:: The task ::
Reproduce the data below in full and exclude every picture.

----------------

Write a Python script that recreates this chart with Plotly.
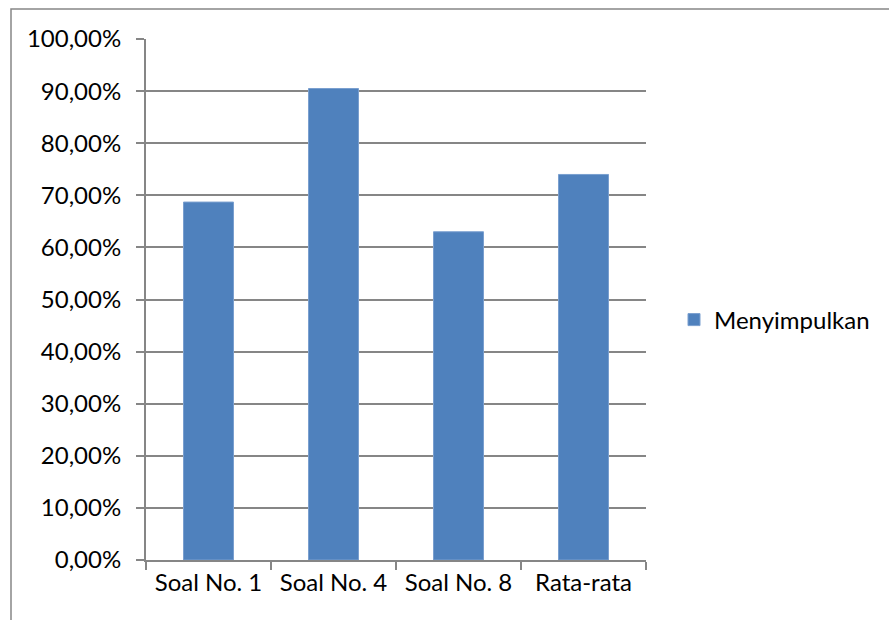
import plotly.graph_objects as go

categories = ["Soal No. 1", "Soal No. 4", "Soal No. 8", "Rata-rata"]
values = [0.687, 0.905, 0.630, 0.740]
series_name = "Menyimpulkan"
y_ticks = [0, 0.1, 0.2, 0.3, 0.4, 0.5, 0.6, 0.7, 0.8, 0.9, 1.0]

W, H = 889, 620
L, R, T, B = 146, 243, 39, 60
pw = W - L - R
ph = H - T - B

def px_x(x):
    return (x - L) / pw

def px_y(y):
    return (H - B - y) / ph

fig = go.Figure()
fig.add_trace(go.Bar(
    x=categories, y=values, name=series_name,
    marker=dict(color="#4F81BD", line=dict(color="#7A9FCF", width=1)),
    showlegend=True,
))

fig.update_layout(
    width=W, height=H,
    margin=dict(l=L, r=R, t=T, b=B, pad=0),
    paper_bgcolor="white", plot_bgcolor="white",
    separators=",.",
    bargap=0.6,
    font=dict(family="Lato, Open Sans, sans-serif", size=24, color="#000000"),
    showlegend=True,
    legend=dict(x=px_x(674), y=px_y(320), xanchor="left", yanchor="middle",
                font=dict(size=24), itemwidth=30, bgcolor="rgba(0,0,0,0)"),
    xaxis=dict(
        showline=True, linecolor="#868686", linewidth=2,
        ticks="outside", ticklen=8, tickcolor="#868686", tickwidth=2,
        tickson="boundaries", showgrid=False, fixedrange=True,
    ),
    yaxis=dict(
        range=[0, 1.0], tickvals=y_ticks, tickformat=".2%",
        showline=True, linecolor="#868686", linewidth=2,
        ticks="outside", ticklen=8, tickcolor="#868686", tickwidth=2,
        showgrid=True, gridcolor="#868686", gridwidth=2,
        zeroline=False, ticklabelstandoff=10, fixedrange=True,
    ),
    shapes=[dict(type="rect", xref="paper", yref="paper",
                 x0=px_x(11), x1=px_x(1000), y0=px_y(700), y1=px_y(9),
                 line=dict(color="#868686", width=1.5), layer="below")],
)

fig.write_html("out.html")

----------------

:: Response to this task ::
Write a Python script that recreates this chart with Plotly.
import plotly.graph_objects as go

categories = ["Soal No. 1", "Soal No. 4", "Soal No. 8", "Rata-rata"]
values = [0.687, 0.905, 0.630, 0.740]
series_name = "Menyimpulkan"
y_ticks = [0, 0.1, 0.2, 0.3, 0.4, 0.5, 0.6, 0.7, 0.8, 0.9, 1.0]

W, H = 889, 620
L, R, T, B = 146, 243, 39, 60
pw = W - L - R
ph = H - T - B

def px_x(x):
    return (x - L) / pw

def px_y(y):
    return (H - B - y) / ph

fig = go.Figure()
fig.add_trace(go.Bar(
    x=categories, y=values, name=series_name,
    marker=dict(color="#4F81BD", line=dict(color="#7A9FCF", width=1)),
    showlegend=True,
))

fig.update_layout(
    width=W, height=H,
    margin=dict(l=L, r=R, t=T, b=B, pad=0),
    paper_bgcolor="white", plot_bgcolor="white",
    separators=",.",
    bargap=0.6,
    font=dict(family="Lato, Open Sans, sans-serif", size=24, color="#000000"),
    showlegend=True,
    legend=dict(x=px_x(674), y=px_y(320), xanchor="left", yanchor="middle",
                font=dict(size=24), itemwidth=30, bgcolor="rgba(0,0,0,0)"),
    xaxis=dict(
        showline=True, linecolor="#868686", linewidth=2,
        ticks="outside", ticklen=8, tickcolor="#868686", tickwidth=2,
        tickson="boundaries", showgrid=False, fixedrange=True,
    ),
    yaxis=dict(
        range=[0, 1.0], tickvals=y_ticks, tickformat=".2%",
        showline=True, linecolor="#868686", linewidth=2,
        ticks="outside", ticklen=8, tickcolor="#868686", tickwidth=2,
        showgrid=True, gridcolor="#868686", gridwidth=2,
        zeroline=False, ticklabelstandoff=10, fixedrange=True,
    ),
    shapes=[dict(type="rect", xref="paper", yref="paper",
                 x0=px_x(11), x1=px_x(1000), y0=px_y(700), y1=px_y(9),
                 line=dict(color="#868686", width=1.5), layer="below")],
)

fig.write_html("out.html")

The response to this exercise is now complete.